Part III dives into natural language processing (NLP) and text generation.

• Chapter 8 discusses text generation with a recurrent neural network (RNN). Along the way, you learn how tokenization and word embedding work. You’ll also learn to generate text autoregressively with the trained model and how to use temperature and top-K sampling to control the creativity of the generated text.

• Chapter 9 builds a Transformer from scratch, based on the paper Attention Is All You Need, to translate between any two languages. You’ll implement line by line the multi-head attention mechanism and an encoder-decoder Transformer.

• Chapter 10 trains the Transformer you built in Chapter 9 with over 47,000 pairs of English-to-French translations. You’ll learn to translate common English phrases to French with the trained model.

• Chapter 11 builds GPT-2XL, the largest version of GPT-2, from scratch. After that, you’ll learn how to extract the pre-trained weights from Hugging Face and load them to your own GPT-2 model to generate text.

• Chapter 12 constructs a scaled-down version of the GPT model with approximately five million parameters so that you can train it on a regular computer. You’ll use three novels by Ernest Hemingway as the training data. The trained model can generate text in Hemingway style.

Part IV discusses some practical applications of the generative models in the book and the most recent developments in the field of generative AI.
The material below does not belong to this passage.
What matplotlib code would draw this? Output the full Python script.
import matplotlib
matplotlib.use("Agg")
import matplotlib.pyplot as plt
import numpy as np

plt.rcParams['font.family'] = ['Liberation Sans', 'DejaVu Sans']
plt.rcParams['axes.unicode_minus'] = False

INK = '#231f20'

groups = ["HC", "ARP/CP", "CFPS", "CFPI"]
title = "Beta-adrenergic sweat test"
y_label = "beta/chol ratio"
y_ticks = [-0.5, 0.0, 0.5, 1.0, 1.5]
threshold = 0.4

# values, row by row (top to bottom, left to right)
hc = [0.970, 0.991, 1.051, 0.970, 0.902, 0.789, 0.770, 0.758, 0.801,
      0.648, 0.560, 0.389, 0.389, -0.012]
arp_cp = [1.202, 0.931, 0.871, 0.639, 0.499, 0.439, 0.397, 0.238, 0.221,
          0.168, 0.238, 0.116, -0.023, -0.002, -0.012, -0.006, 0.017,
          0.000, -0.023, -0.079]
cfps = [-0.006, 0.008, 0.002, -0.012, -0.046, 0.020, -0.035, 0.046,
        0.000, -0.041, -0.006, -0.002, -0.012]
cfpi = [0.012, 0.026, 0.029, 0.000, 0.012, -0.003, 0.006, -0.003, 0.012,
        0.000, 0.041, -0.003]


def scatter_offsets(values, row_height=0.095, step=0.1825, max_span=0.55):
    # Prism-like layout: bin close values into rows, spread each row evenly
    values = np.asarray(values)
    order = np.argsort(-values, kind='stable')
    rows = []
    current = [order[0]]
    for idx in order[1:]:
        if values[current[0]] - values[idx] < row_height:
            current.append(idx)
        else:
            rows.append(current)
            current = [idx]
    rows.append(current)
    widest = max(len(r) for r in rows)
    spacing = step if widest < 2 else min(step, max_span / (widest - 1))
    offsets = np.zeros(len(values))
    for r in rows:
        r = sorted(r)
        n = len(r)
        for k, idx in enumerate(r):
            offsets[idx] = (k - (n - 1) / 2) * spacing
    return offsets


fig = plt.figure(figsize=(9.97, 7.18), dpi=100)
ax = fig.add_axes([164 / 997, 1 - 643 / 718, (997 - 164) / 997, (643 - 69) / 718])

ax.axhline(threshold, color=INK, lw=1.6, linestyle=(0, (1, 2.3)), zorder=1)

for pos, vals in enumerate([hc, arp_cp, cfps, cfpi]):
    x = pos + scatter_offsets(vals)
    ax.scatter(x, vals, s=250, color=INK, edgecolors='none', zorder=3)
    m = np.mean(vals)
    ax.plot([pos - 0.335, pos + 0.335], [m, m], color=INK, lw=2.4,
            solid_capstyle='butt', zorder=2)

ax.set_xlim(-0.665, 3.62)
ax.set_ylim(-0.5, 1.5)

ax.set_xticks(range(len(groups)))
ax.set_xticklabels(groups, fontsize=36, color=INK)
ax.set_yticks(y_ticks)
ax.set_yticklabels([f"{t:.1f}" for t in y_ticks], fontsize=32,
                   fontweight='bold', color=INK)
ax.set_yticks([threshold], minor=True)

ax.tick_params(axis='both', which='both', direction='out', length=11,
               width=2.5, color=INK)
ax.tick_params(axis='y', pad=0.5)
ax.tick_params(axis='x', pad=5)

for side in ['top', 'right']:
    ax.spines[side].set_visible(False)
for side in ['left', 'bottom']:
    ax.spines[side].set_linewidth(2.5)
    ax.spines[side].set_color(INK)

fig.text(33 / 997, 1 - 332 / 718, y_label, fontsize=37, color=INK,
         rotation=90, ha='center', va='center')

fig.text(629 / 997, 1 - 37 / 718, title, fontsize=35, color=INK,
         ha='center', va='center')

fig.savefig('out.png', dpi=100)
• Chapter 13 builds and trains a MuseGAN to generate music. MuseGAN treats a piece of music as a multi-dimensional object akin to an image. The generator produces a complete piece of music and submits it to the critic for evaluation. The generator then modifies the music based on the critic's feedback until it closely resembles real music from the training dataset. Listen to an example of the generated music: https://gattonweb.uky.edu/faculty/lium/ml/MuseGAN_song.mp3

• Chapter 14 takes a different approach to AI music creation. Instead of treating a piece of music as a multi-dimensional object, you treat it as a sequence of musical events. You'll then apply techniques from text generation to predict the next element in a sequence. Listen to an example of the generated music: https://gattonweb.uky.edu/faculty/lium/ml/musicTrans.mp3

• Chapter 15 introduces you to diffusion models, which form the foundation of all leading text-to-image Transformers (such as DALL-E or Imagen). You’ll build and train a diffusion model to generate high-resolution flower images.

• Chapter 16 ends the book with a project in which you use the LangChain library to combine pre-trained large language models (LLMs) with Wolfram Alpha and Wikipedia APIs to create a zero-shot know-it-all personal assistant.
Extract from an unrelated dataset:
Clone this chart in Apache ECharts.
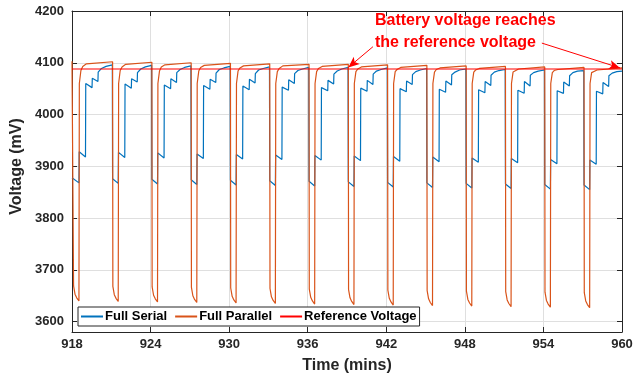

The appendix discusses how to install PyTorch on your computer, with or without a Compute Unified Device Architecture (CUDA)-enabled GPU.

All Python programs in this book are available for download at the book’s GitHub repository https://github.com/markhliu/DGAI. The programs are organized by chapters with each chapter in a single Jupyter Notebook file. See the Appendix of the book on how to install Python, PyTorch, and Jupyter Notebook on your computer.